Still, Larson credited John with some “amazing discoveries” and praised the depth and volume of his genealogical work: “His understanding of the landscapes of black and white families in Dorchester was remarkable. ... He deserves great credit for bringing a lot of the local black genealogical history to light.”

Despite all the people I’d talked to, I didn’t fully understand why John had investigated Tubman’s story so tirelessly.

John, Walsh said, faced a formidable puzzle, not just about Tubman and the escapees but the individuals in the Underground Railroad who helped them. Finding all the pieces was daunting, because it was a secret organization and its numerous black members never reported their experiences — due to illiteracy or fear of retaliation.

As for publishing, Lewis told me John always wanted to write Tubman’s biography and, in fact, started one in 1979, drafting about 60 pages before he stopped.

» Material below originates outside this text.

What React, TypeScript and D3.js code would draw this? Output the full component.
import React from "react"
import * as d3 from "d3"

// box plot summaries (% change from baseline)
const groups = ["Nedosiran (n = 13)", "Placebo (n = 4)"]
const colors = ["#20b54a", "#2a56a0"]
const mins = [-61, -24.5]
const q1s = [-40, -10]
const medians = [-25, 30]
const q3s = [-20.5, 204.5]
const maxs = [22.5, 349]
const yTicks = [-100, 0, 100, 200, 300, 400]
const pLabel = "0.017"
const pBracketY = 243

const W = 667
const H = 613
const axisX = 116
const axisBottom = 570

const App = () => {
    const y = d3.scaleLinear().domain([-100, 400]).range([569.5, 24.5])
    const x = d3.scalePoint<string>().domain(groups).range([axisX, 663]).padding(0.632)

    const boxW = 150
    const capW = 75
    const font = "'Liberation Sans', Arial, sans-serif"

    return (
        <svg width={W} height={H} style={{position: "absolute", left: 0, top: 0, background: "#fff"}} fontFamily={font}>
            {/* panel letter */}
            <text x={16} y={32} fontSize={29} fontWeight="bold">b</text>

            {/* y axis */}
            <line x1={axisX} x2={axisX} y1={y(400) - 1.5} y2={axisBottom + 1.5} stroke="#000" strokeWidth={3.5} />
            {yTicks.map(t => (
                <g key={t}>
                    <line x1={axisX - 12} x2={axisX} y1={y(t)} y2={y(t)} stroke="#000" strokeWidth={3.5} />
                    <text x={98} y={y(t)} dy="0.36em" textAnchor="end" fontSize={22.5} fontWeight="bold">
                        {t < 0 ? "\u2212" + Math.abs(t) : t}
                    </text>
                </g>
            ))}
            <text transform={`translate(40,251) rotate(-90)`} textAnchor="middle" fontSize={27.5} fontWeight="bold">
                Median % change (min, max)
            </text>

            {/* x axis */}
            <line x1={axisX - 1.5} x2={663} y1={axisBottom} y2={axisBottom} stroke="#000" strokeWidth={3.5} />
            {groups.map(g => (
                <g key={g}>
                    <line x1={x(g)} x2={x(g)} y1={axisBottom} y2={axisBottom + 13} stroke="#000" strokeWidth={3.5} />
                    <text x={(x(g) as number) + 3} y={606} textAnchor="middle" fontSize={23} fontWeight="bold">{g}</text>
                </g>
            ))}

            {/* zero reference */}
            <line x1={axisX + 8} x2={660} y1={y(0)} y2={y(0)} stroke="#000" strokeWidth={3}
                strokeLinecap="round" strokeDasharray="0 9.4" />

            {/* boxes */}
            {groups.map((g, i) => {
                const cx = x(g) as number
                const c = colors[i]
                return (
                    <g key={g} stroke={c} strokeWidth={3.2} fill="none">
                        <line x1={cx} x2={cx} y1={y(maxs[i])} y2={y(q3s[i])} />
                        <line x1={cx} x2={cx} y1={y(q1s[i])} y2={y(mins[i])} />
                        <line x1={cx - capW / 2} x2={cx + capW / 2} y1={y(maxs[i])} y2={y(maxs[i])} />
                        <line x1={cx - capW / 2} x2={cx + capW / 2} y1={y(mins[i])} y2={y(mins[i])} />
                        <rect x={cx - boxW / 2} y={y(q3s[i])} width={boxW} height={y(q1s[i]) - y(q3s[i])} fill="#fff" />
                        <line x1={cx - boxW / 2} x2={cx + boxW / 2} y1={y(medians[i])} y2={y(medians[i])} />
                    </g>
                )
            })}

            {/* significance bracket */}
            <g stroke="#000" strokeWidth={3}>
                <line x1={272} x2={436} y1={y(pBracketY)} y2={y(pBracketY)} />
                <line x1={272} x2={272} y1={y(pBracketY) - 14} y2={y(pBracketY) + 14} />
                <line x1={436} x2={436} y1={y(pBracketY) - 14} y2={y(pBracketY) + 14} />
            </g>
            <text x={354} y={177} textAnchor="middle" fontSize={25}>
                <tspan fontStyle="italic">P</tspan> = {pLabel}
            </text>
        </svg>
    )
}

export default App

I asked her why she thought he never finished it. “He said he was a perfectionist,” she said. “He just didn’t figure he had enough information about Harriet Tubman.”

As his son Daniel saw it, publishing something on Tubman “was the expected thing [in] society. ... I think he saw that as being a lemming and doing what everybody else thought was the obvious thing to do.”

Larson believed that one reason he never wrote a book was because “he could not tolerate criticism or critical review of his work.” She also suspected he feared publication would expose mistakes. “Maybe he was constantly filled with self-doubt,” she said.

Or just maybe, instead of publishing his own work, he was, ultimately, content to share his findings directly with other historians, writers and artists. “Let a thousand flowers bloom,” he often said.

“John wrote the history on our minds,” said local historian Linda Duyer, a discussion-group regular. “He made each of us see how important the history is. ... This can be more powerful and lasting than a book.”